Gather all lines with the word "page" in them.

**GIVEN DATA**
════

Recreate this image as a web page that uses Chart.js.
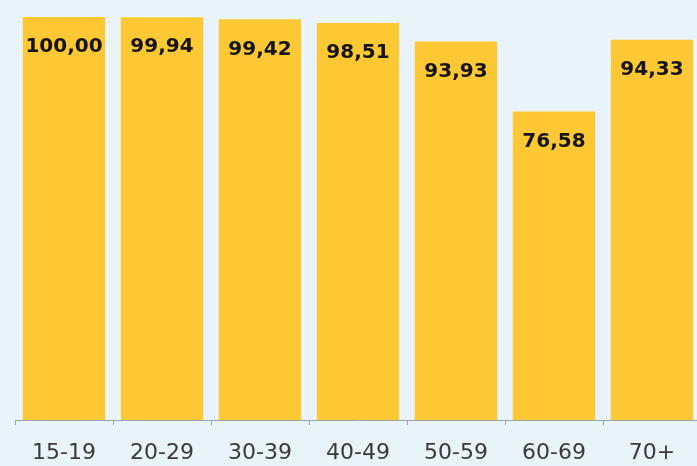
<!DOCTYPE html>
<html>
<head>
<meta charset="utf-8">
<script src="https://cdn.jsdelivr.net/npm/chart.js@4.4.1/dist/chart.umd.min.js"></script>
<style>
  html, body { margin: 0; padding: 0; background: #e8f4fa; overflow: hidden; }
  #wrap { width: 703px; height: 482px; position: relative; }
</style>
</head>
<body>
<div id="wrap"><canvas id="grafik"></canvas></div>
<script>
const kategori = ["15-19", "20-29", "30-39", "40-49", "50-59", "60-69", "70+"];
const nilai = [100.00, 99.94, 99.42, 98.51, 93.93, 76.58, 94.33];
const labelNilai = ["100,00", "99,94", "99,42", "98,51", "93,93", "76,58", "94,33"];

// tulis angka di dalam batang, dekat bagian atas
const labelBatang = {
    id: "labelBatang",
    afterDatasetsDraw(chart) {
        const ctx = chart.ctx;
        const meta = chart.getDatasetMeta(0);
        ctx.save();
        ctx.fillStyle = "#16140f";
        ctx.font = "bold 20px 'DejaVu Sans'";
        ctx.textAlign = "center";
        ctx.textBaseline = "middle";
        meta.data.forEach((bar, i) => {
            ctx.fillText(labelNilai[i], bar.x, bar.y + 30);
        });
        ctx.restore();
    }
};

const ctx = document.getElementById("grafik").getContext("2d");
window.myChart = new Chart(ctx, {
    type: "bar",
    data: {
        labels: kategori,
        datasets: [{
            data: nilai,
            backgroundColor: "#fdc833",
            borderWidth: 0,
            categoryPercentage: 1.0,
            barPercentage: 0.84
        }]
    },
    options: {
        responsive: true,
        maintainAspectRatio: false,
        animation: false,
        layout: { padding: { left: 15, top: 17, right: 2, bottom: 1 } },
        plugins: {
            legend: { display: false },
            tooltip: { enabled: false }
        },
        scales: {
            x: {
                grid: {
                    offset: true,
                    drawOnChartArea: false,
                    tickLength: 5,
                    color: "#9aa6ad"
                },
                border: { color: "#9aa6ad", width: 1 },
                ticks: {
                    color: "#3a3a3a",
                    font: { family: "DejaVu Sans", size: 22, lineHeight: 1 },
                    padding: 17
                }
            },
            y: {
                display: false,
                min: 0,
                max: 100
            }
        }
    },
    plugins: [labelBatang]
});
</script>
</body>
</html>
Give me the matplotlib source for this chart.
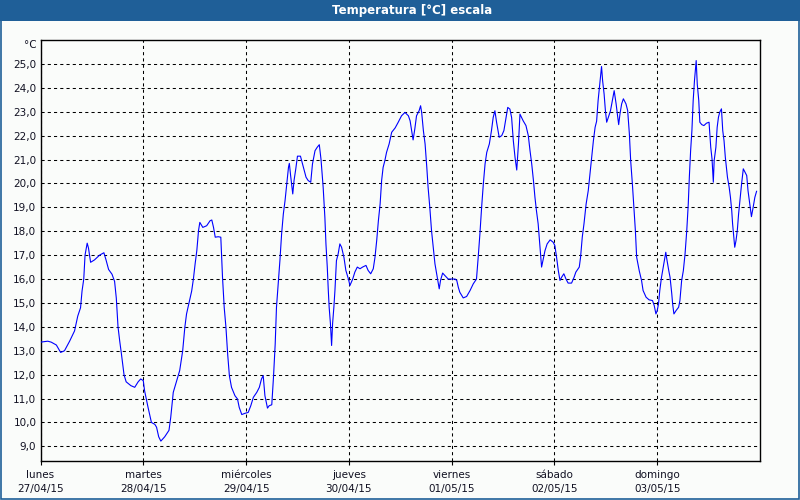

════

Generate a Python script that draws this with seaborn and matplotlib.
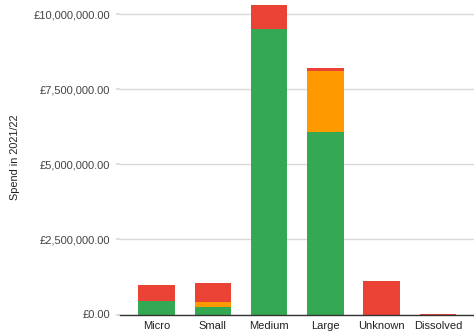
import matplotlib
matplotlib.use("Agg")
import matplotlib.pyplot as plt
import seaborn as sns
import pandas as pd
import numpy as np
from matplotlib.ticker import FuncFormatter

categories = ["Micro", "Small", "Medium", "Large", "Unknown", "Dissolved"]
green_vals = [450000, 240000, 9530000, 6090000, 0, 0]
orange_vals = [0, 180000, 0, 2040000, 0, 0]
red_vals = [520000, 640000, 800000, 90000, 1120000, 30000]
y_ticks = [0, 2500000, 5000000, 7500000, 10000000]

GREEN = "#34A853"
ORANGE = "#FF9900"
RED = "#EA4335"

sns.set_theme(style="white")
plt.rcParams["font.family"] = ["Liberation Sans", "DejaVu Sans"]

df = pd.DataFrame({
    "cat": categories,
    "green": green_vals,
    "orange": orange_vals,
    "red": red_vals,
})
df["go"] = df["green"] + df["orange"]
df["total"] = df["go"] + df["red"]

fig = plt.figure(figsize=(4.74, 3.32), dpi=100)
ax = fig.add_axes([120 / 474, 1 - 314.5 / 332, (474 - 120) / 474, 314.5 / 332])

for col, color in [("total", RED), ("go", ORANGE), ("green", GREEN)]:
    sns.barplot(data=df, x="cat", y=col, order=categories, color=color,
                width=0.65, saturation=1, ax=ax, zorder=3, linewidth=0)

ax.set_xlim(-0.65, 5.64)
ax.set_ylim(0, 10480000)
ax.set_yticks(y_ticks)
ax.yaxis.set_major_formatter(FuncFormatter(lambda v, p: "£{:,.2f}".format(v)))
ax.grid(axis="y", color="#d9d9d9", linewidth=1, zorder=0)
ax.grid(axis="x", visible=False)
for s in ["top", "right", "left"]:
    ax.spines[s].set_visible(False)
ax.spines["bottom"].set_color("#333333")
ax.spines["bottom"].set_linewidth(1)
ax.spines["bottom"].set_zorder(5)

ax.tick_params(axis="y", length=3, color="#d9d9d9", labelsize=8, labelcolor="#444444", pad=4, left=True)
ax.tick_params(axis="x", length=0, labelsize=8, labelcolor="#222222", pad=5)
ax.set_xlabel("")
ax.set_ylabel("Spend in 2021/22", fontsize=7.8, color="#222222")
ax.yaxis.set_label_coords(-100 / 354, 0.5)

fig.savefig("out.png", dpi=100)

════

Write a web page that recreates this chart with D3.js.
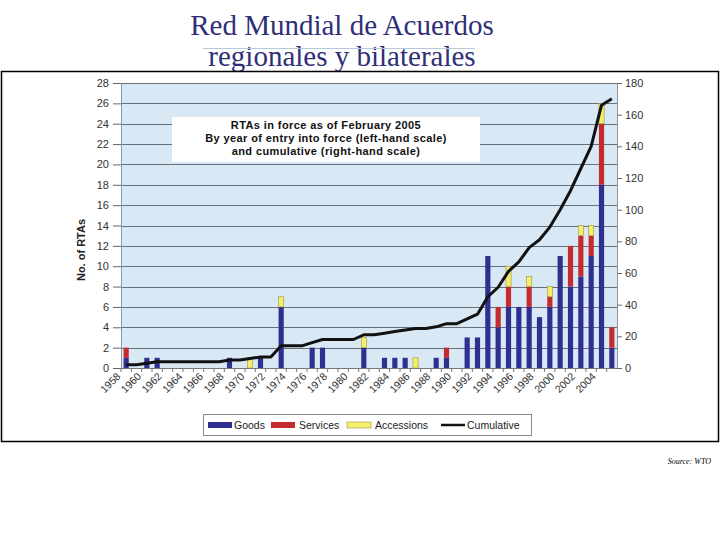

════

**EXPECTED OUTPUT**
Recreate this image as a web page that uses Chart.js.
Write a web page that recreates this chart with D3.js.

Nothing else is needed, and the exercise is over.